Funnily enough, none of my most treasured travel memories are from a time prior to that exhausting Berlin holiday; they’re all of more recent experiences. Spending two days on a completely off-grid Swedish cabin, swimming to and from the sauna and reading a book beside the lake. Sitting half-way up a French mountain I’d just climbed, watching how the view transformed as the clouds floated by and the sun gradually set. Hiking the Costa Brava coast, stopping in small coves along the way for swims and tapas. The incredible Lebanese takeaway I discovered last month in Athens, lurking just around the corner from a street lined with bustling touristy restaurants. Picking tomatoes for dinner in a polytunnel in Devon. Reading a book curled up in bed in a cosy cabin in the Yorkshire countryside. Through these moments and countless others, I’ve discovered that the more you allow yourself to linger over what brings you joy, the more you will get out of it. It doesn’t matter how many miles you travel, what matters is those meaningful moments that you savour.

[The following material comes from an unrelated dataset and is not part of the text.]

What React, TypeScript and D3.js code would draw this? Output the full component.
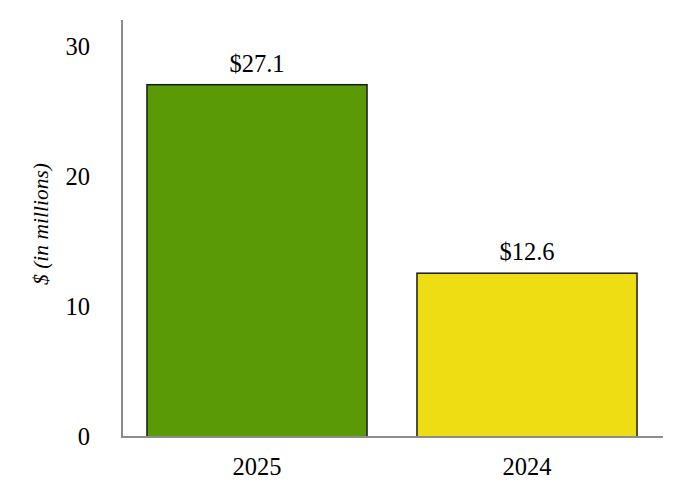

I am sometimes asked if documenting the places that I visit is the antithesis of slow travel. “What’s slow about waking up for sunrise or taking hundreds of photographs?” There’s definitely an association between fast-paced travel and taking a token shot of every landmark you visit, but capturing unhurried, purposeful frames of your journeys through photographs, sketches or journaling is the perfect way to preserve your memories. Rather than taking the same photograph of a sight that everybody visits, pause and seek out the details that resonate with you: the way the light travels across a landscape, local people going about their lives, and the everyday beauty you encounter. If you then preserve these treasured memories in a photo book, you can relive them every time you flick through the pages.
For me, slow travel is less about following footprints and more about those fleeting moments that can’t be replicated. You can seek out recommendations for a favourite restaurant, a scenic beach or a welcoming guesthouse, but your individual experiences are yours alone. Allowing yourself to investigate that intriguing alleyway that catches your eye, taking the time to wander to the quiet cove that a local pointed you in the direction of, or noticing and photographing the way the light hits the side of a mountain at a particular time of day are all memories you make for yourself. Be curious, immerse yourself in your surroundings, and let go of that notion that travel is a competition to see and do as much as possible.